In this thesis we present the design of Keso, a distributed and completely decentralized file system based on the peer-to-peer overlay network DKS. While designing Keso we have taken into account many of the problems that exist in today's distributed file systems.
Traditionally, distributed file systems have been built around dedicated file servers which often use expensive hardware to minimize the risk of breakdown and to handle the load. System administrators are required to monitor the load and disk usage of the file servers and to manually add clients and servers to the system.
Another drawback with centralized file systems are that a lot of storage space is unused on clients. Measurements we have taken on existing computer systems has shown that a large part of the storage capacity of workstations is unused. In the system we looked at there was three times as much storage space available on workstations than was stored in the distributed file system. We have also shown that much data stored in a production use distributed file system is redundant.
The main goals for the design of Keso has been that it should make use of spare resources, avoid storing unnecessarily redundant data, scale well, be self-organizing and be a secure file system suitable for a real world environment.
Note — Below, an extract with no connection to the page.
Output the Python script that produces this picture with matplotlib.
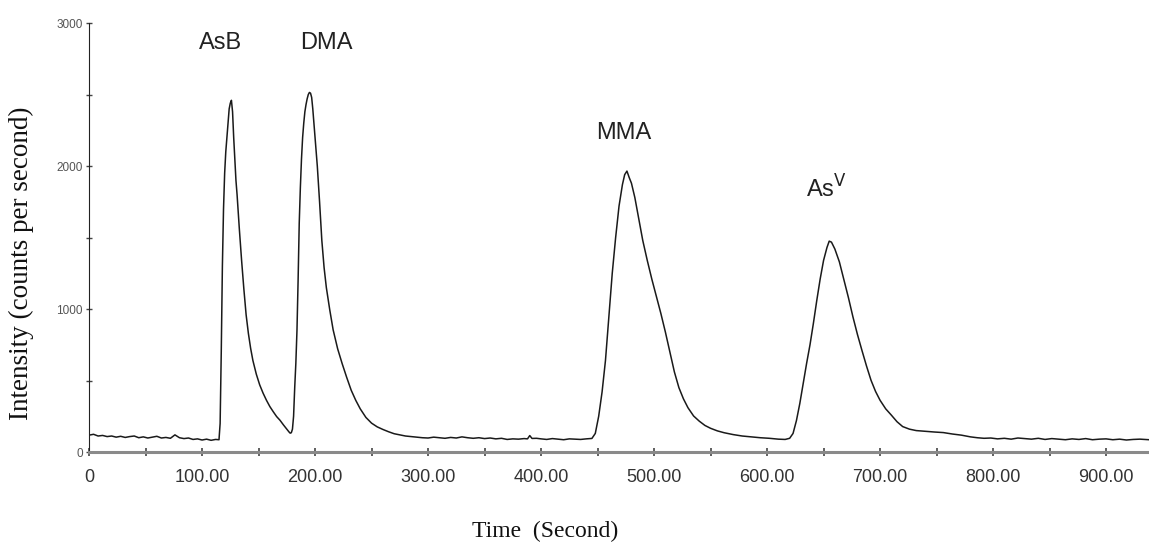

By basing Keso on peer-to-peer techniques it becomes highly scalable, fault tolerant and self-organizing. Keso is intended to run on ordinary workstations and can make use of the previously unused storage space. Keso also provides means for access control and data privacy despite being built on top of untrusted components. The file system utilizes the fact that a lot of data stored in traditional file systems is redundant by letting all files that contains a datablock with the same contents reference the same datablock in the file system. This is achieved while still maintaining access control and data privacy.